_Stated goal_: Restate the listing that follows word for word, without its pictures.

*****

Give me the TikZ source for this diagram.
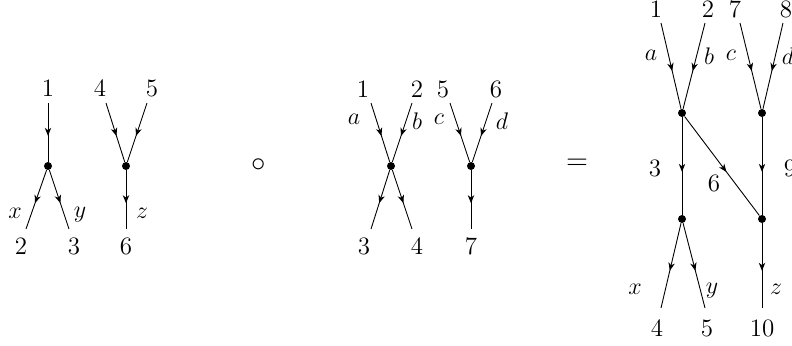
\documentclass[tikz,border=0pt]{standalone}
\usetikzlibrary{arrows.meta,decorations.markings}
\tikzset{
  vtx/.style={circle,fill,inner sep=0pt,minimum size=4pt},
  lbl/.style={inner sep=0pt,font=\fontsize{12.5}{15}\selectfont},
  op/.style={inner sep=0pt,font=\fontsize{14}{17}\selectfont},
  edge/.style={line width=0.45pt,postaction={decorate},decoration={markings,
    mark=at position 0.56 with {\arrow{Stealth[length=4pt,width=3.2pt,inset=1.2pt]}}}}
}
\begin{document}
\begin{tikzpicture}[x=0.5pt,y=-0.5pt]
\useasboundingbox (0,0) rectangle (792,345);
% ---------- left diagram ----------
\node[vtx] (L1) at (48,166) {};
\node[vtx] (L2) at (126,166) {};
\coordinate (Lt1) at (48,103);
\coordinate (Lb2) at (26,229);
\coordinate (Lb3) at (69,229);
\coordinate (Lt4) at (106,103);
\coordinate (Lt5) at (147,103);
\coordinate (Lb6) at (126,229);
\draw[edge] (Lt1) -- (L1);
\draw[edge] (L1) -- (Lb2);
\draw[edge] (L1) -- (Lb3);
\draw[edge] (Lt4) -- (L2);
\draw[edge] (Lt5) -- (L2);
\draw[edge] (L2) -- (Lb6);
\node[lbl] (l1) at (48,88) {1};
\node[lbl] (l4) at (100,88) {4};
\node[lbl] (l5) at (152,88) {5};
\node[lbl] (l2) at (21,246) {2};
\node[lbl] (l3) at (74,246) {3};
\node[lbl] (l6) at (126,246) {6};
\node[lbl] (lx) at (15,213) {$x$};
\node[lbl] (ly) at (80,215) {$y$};
\node[lbl] (lz) at (142,213) {$z$};
% ---------- operators ----------
\node[op] (circ) at (259,165) {$\circ$};
\node[op] (eq) at (577,164) {$=$};
% ---------- middle diagram ----------
\node[vtx] (M1) at (391,166) {};
\node[vtx] (M2) at (471,166) {};
\coordinate (Mt1) at (371,103);
\coordinate (Mt2) at (412,103);
\coordinate (Mb3) at (371,229);
\coordinate (Mb4) at (412,229);
\coordinate (Mt5) at (450,103);
\coordinate (Mt6) at (492,103);
\coordinate (Mb7) at (471,229);
\draw[edge] (Mt1) -- (M1);
\draw[edge] (Mt2) -- (M1);
\draw[edge] (M1) -- (Mb3);
\draw[edge] (M1) -- (Mb4);
\draw[edge] (Mt5) -- (M2);
\draw[edge] (Mt6) -- (M2);
\draw[edge] (M2) -- (Mb7);
\node[lbl] (m1) at (363,89) {1};
\node[lbl] (m2) at (417,89) {2};
\node[lbl] (m5) at (443,89) {5};
\node[lbl] (m6) at (496,89) {6};
\node[lbl] (m3) at (364,246) {3};
\node[lbl] (m4) at (417,246) {4};
\node[lbl] (m7) at (471,246) {7};
\node[lbl] (ma) at (354,119) {$a$};
\node[lbl] (mb) at (417,121) {$b$};
\node[lbl] (mc) at (439,119) {$c$};
\node[lbl] (md) at (502,121) {$d$};
% ---------- right diagram ----------
\node[vtx] (RA) at (682,113) {};
\node[vtx] (RB) at (762,113) {};
\node[vtx] (RC) at (682,219) {};
\node[vtx] (RD) at (762,219) {};
\coordinate (Rt1) at (661,23);
\coordinate (Rt2) at (705,23);
\coordinate (Rt7) at (740,23);
\coordinate (Rt8) at (783,23);
\coordinate (Rb4) at (661,308);
\coordinate (Rb5) at (705,308);
\coordinate (Rb10) at (762,308);
\draw[edge] (Rt1) -- (RA);
\draw[edge] (Rt2) -- (RA);
\draw[edge] (Rt7) -- (RB);
\draw[edge] (Rt8) -- (RB);
\draw[edge] (RA) -- (RC);
\draw[edge] (RA) -- (RD);
\draw[edge] (RB) -- (RD);
\draw[edge] (RC) -- (Rb4);
\draw[edge] (RC) -- (Rb5);
\draw[edge] (RD) -- (Rb10);
\node[lbl] (r1) at (656,9) {1};
\node[lbl] (r2) at (708,9) {2};
\node[lbl] (r7) at (735,9) {7};
\node[lbl] (r8) at (786,9) {8};
\node[lbl] (ra) at (651,55) {$a$};
\node[lbl] (rb) at (709,56) {$b$};
\node[lbl] (rc) at (731,55) {$c$};
\node[lbl] (rd) at (788,56) {$d$};
\node[lbl] (r3) at (655,168) {3};
\node[lbl] (r6) at (714,183) {6};
\node[lbl] (r9) at (790,168) {9};
\node[lbl] (rx) at (635,289) {$x$};
\node[lbl] (ry) at (712,291) {$y$};
\node[lbl] (rz) at (776,289) {$z$};
\node[lbl] (r4) at (657,328) {4};
\node[lbl] (r5) at (707,328) {5};
\node[lbl] (r10) at (762,328) {10};
\end{tikzpicture}
\end{document}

*****

_Reply to the exercise_:
Give me the TikZ source for this diagram.
\documentclass[tikz,border=0pt]{standalone}
\usetikzlibrary{arrows.meta,decorations.markings}
\tikzset{
  vtx/.style={circle,fill,inner sep=0pt,minimum size=4pt},
  lbl/.style={inner sep=0pt,font=\fontsize{12.5}{15}\selectfont},
  op/.style={inner sep=0pt,font=\fontsize{14}{17}\selectfont},
  edge/.style={line width=0.45pt,postaction={decorate},decoration={markings,
    mark=at position 0.56 with {\arrow{Stealth[length=4pt,width=3.2pt,inset=1.2pt]}}}}
}
\begin{document}
\begin{tikzpicture}[x=0.5pt,y=-0.5pt]
\useasboundingbox (0,0) rectangle (792,345);
% ---------- left diagram ----------
\node[vtx] (L1) at (48,166) {};
\node[vtx] (L2) at (126,166) {};
\coordinate (Lt1) at (48,103);
\coordinate (Lb2) at (26,229);
\coordinate (Lb3) at (69,229);
\coordinate (Lt4) at (106,103);
\coordinate (Lt5) at (147,103);
\coordinate (Lb6) at (126,229);
\draw[edge] (Lt1) -- (L1);
\draw[edge] (L1) -- (Lb2);
\draw[edge] (L1) -- (Lb3);
\draw[edge] (Lt4) -- (L2);
\draw[edge] (Lt5) -- (L2);
\draw[edge] (L2) -- (Lb6);
\node[lbl] (l1) at (48,88) {1};
\node[lbl] (l4) at (100,88) {4};
\node[lbl] (l5) at (152,88) {5};
\node[lbl] (l2) at (21,246) {2};
\node[lbl] (l3) at (74,246) {3};
\node[lbl] (l6) at (126,246) {6};
\node[lbl] (lx) at (15,213) {$x$};
\node[lbl] (ly) at (80,215) {$y$};
\node[lbl] (lz) at (142,213) {$z$};
% ---------- operators ----------
\node[op] (circ) at (259,165) {$\circ$};
\node[op] (eq) at (577,164) {$=$};
% ---------- middle diagram ----------
\node[vtx] (M1) at (391,166) {};
\node[vtx] (M2) at (471,166) {};
\coordinate (Mt1) at (371,103);
\coordinate (Mt2) at (412,103);
\coordinate (Mb3) at (371,229);
\coordinate (Mb4) at (412,229);
\coordinate (Mt5) at (450,103);
\coordinate (Mt6) at (492,103);
\coordinate (Mb7) at (471,229);
\draw[edge] (Mt1) -- (M1);
\draw[edge] (Mt2) -- (M1);
\draw[edge] (M1) -- (Mb3);
\draw[edge] (M1) -- (Mb4);
\draw[edge] (Mt5) -- (M2);
\draw[edge] (Mt6) -- (M2);
\draw[edge] (M2) -- (Mb7);
\node[lbl] (m1) at (363,89) {1};
\node[lbl] (m2) at (417,89) {2};
\node[lbl] (m5) at (443,89) {5};
\node[lbl] (m6) at (496,89) {6};
\node[lbl] (m3) at (364,246) {3};
\node[lbl] (m4) at (417,246) {4};
\node[lbl] (m7) at (471,246) {7};
\node[lbl] (ma) at (354,119) {$a$};
\node[lbl] (mb) at (417,121) {$b$};
\node[lbl] (mc) at (439,119) {$c$};
\node[lbl] (md) at (502,121) {$d$};
% ---------- right diagram ----------
\node[vtx] (RA) at (682,113) {};
\node[vtx] (RB) at (762,113) {};
\node[vtx] (RC) at (682,219) {};
\node[vtx] (RD) at (762,219) {};
\coordinate (Rt1) at (661,23);
\coordinate (Rt2) at (705,23);
\coordinate (Rt7) at (740,23);
\coordinate (Rt8) at (783,23);
\coordinate (Rb4) at (661,308);
\coordinate (Rb5) at (705,308);
\coordinate (Rb10) at (762,308);
\draw[edge] (Rt1) -- (RA);
\draw[edge] (Rt2) -- (RA);
\draw[edge] (Rt7) -- (RB);
\draw[edge] (Rt8) -- (RB);
\draw[edge] (RA) -- (RC);
\draw[edge] (RA) -- (RD);
\draw[edge] (RB) -- (RD);
\draw[edge] (RC) -- (Rb4);
\draw[edge] (RC) -- (Rb5);
\draw[edge] (RD) -- (Rb10);
\node[lbl] (r1) at (656,9) {1};
\node[lbl] (r2) at (708,9) {2};
\node[lbl] (r7) at (735,9) {7};
\node[lbl] (r8) at (786,9) {8};
\node[lbl] (ra) at (651,55) {$a$};
\node[lbl] (rb) at (709,56) {$b$};
\node[lbl] (rc) at (731,55) {$c$};
\node[lbl] (rd) at (788,56) {$d$};
\node[lbl] (r3) at (655,168) {3};
\node[lbl] (r6) at (714,183) {6};
\node[lbl] (r9) at (790,168) {9};
\node[lbl] (rx) at (635,289) {$x$};
\node[lbl] (ry) at (712,291) {$y$};
\node[lbl] (rz) at (776,289) {$z$};
\node[lbl] (r4) at (657,328) {4};
\node[lbl] (r5) at (707,328) {5};
\node[lbl] (r10) at (762,328) {10};
\end{tikzpicture}
\end{document}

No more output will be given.